Japanese Prime Minister Shinzo Abe (R) celebrates with Shigeru Ishiba, the former defense minister who ran against him, after winning the Liberal Democratic Party leadership contest in Tokyo, Japan, September 20, 2018. /Getty Images
Former Japanese Defense Minister Shigeru Ishiba is the most popular choice among the public to be the next prime minister, media opinion polls showed, as the race kicks off to succeed Shinzo Abe after his abrupt resignation last week.
Ishiba has about 34 percent of the public's support, more than double the 14 percent for Chief Cabinet Secretary Yoshihide Suga, the second-most popular choice, a weekend Kyodo News survey showed.
A Nikkei/TV Tokyo poll showed Ishiba with 28 percent support, followed by current Defense Minister Taro Kono with 15 percent and Environment Minister Shinjiro Koizumi – son of former Prime Minister Junichiro Koizumi – at 14 percent. Suga came in fourth place with 11 percent, the poll showed.
Another potential candidate, LDP policy chief Fumio Kishida, came in last place in both of the public opinion surveys. The mild-mannered former foreign minister is considered Abe's personal choice for successor.
The surveys highlight a split between public opinion and internal Liberal Democratic Party (LDP) politics.
Suga – a longtime lieutenant of Abe's in a key supporting role – is expected to get the backing of the faction led by LDP Secretary-General Toshihiro Nikai and of other major factions, local media reported, putting him in a favorable position.
That would make it an uphill battle for Ishiba, a vocal Abe critic who unsuccessfully challenged the outgoing premier in the last LDP leadership race in 2018 and is considered less popular within the party.
Abe's resignation announcement on Friday, citing the worsening of a chronic illness, set the stage for the party leadership election, which public broadcaster NHK said was likely to place around September 13 to 15.

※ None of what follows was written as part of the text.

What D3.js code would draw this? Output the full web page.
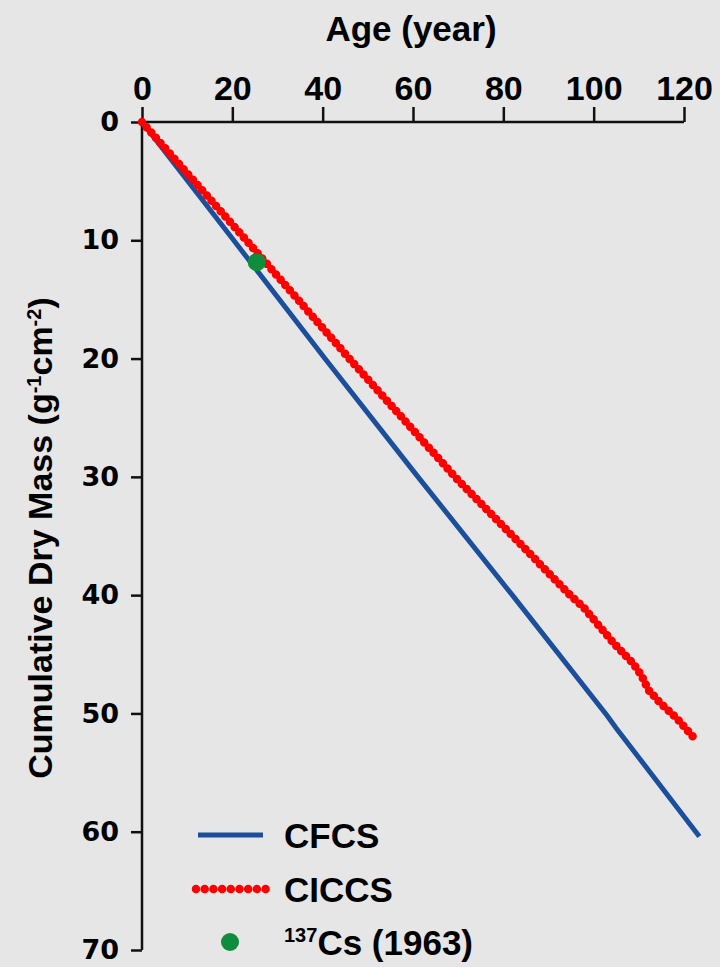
<!DOCTYPE html>
<html><head><meta charset="utf-8">
<script src="https://cdn.jsdelivr.net/npm/d3@7"></script>
<style>
html,body{margin:0;padding:0;background:#e6e6e6;}
svg{display:block;}
</style></head>
<body>
<svg id="chart" width="720" height="967"></svg>
<script>
// ---- data ----
const xTicks = [0, 20, 40, 60, 80, 100, 120];
const yTicks = [0, 10, 20, 30, 40, 50, 60, 70];
// CFCS model: age (year) vs cumulative dry mass
const cfcsAge  = [0, 20.3, 40.5, 61.1, 82.0, 103.0, 105.0, 123.4];
const cfcsMass = [0, 10,   20,   30,   40,   50.2,  51.25, 60.4];
// CICCS model
const ciccsAge  = [0, 23.1, 45.9, 69.3, 94.8, 97.7, 104.3, 108.8, 110.6, 112.1, 114.7, 118.4, 122.3];
const ciccsMass = [0, 10,   20,   30,   40,   41,   44,    45.8,  46.8,  48.0,  49.1,  50.4,  52.1];
// 137Cs marker (1963)
const csAge = [25.4];
const csMass = [11.85];
const legendLabels = ["CFCS", "CICCS"];

const svg = d3.select("#chart");
const FONT = "'Liberation Sans', Arial, Helvetica, sans-serif";
const NARROW = "'Liberation Sans Narrow', 'Liberation Sans', Arial, sans-serif";
const WIDE = "'DejaVu Sans', 'Liberation Sans', Arial, sans-serif";

const x = d3.scaleLinear().domain([0, 120]).range([142, 684]);
const y = d3.scaleLinear().domain([0, 70]).range([122, 950]);

svg.append("rect").attr("width", 720).attr("height", 967).attr("fill", "#e6e6e6");

// top x axis
const xAxis = svg.append("g").attr("transform", `translate(0,${y(0)})`)
  .call(d3.axisTop(x).tickValues(xTicks).tickSize(15).tickPadding(7).tickFormat(d3.format("d")));
xAxis.select(".domain").attr("d", `M${x(0)},0H${x(120)}`).attr("stroke", "#111").attr("stroke-width", 2.5);
xAxis.selectAll(".tick line").attr("stroke", "#111").attr("stroke-width", 2.5);
xAxis.selectAll(".tick text").attr("fill", "#000").style("font-family", NARROW)
  .style("font-weight", "bold").style("font-size", "34px");

// left y axis
const yAxis = svg.append("g").attr("transform", `translate(${x(0)},0)`)
  .call(d3.axisLeft(y).tickValues(yTicks).tickSize(11).tickPadding(12).tickFormat(d3.format("d")));
yAxis.select(".domain").attr("d", `M0,${y(0)}V${y(70)}`).attr("stroke", "#111").attr("stroke-width", 2.5);
yAxis.selectAll(".tick line").attr("stroke", "#111").attr("stroke-width", 2.5);
yAxis.selectAll(".tick text").attr("fill", "#000").style("font-family", WIDE)
  .style("font-weight", "bold").style("font-size", "27px").attr("dy", "0.32em");

// titles
svg.append("text").attr("x", 411).attr("y", 41).attr("text-anchor", "middle")
  .style("font-family", FONT).style("font-weight", "bold").style("font-size", "35px")
  .text("Age (year)");

const yl = svg.append("text").attr("transform", "translate(52,538) rotate(-90)")
  .attr("text-anchor", "middle").style("font-family", NARROW).style("font-weight", "bold")
  .style("font-size", "34px");
yl.append("tspan").text("Cumulative Dry Mass (g");
yl.append("tspan").attr("baseline-shift", "super").style("font-size", "20px").text("-1");
yl.append("tspan").text("cm");
yl.append("tspan").attr("baseline-shift", "super").style("font-size", "20px").text("-2");
yl.append("tspan").text(")");

// lines
const cfcs = cfcsAge.map((a, i) => [a, cfcsMass[i]]);
const ciccs = ciccsAge.map((a, i) => [a, ciccsMass[i]]);
const line = d3.line().x(d => x(d[0])).y(d => y(d[1]));

svg.append("path").datum(cfcs).attr("d", line).attr("fill", "none")
  .attr("stroke", "#1b4f9c").attr("stroke-width", 5);
svg.append("path").datum(ciccs).attr("d", line).attr("fill", "none")
  .attr("stroke", "#ff0000").attr("stroke-width", 8.5).attr("stroke-linecap", "round")
  .attr("stroke-dasharray", "0 7");

svg.selectAll("circle.cs").data(csAge.map((a, i) => [a, csMass[i]])).join("circle")
  .attr("class", "cs").attr("cx", d => x(d[0])).attr("cy", d => y(d[1])).attr("r", 9)
  .attr("fill", "#0f8c3c");

// legend
const lg = svg.append("g");
lg.append("line").attr("x1", 198).attr("x2", 263).attr("y1", 835).attr("y2", 835)
  .attr("stroke", "#1b4f9c").attr("stroke-width", 5);
lg.append("line").attr("x1", 196).attr("x2", 266).attr("y1", 889).attr("y2", 889)
  .attr("stroke", "#ff0000").attr("stroke-width", 8.5).attr("stroke-linecap", "round")
  .attr("stroke-dasharray", "0 8.7");
lg.append("circle").attr("cx", 230).attr("cy", 942).attr("r", 9).attr("fill", "#0f8c3c");
lg.selectAll("text.lab").data(legendLabels).join("text").attr("class", "lab")
  .attr("x", 284).attr("y", (d, i) => 848 + i * 54)
  .style("font-family", FONT).style("font-weight", "bold").style("font-size", "35px")
  .text(d => d);
const cs = lg.append("text").attr("x", 284).attr("y", 955)
  .style("font-family", FONT).style("font-weight", "bold").style("font-size", "35px");
cs.append("tspan").style("font-size", "20px").attr("dy", "-13").text("137");
cs.append("tspan").attr("dy", "13").text("Cs (1963)");
</script>
</body></html>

The LDP president is virtually assured of being prime minister because of the party's majority in the lower house of parliament.
Finance Minister Taro Aso, himself a former prime minister and long considered a likely successor to Abe, has announced he will not stand.
Abe's successor could be a caretaker figure given that the LDP will hold another leadership election in September 2021, with general elections likely the following month.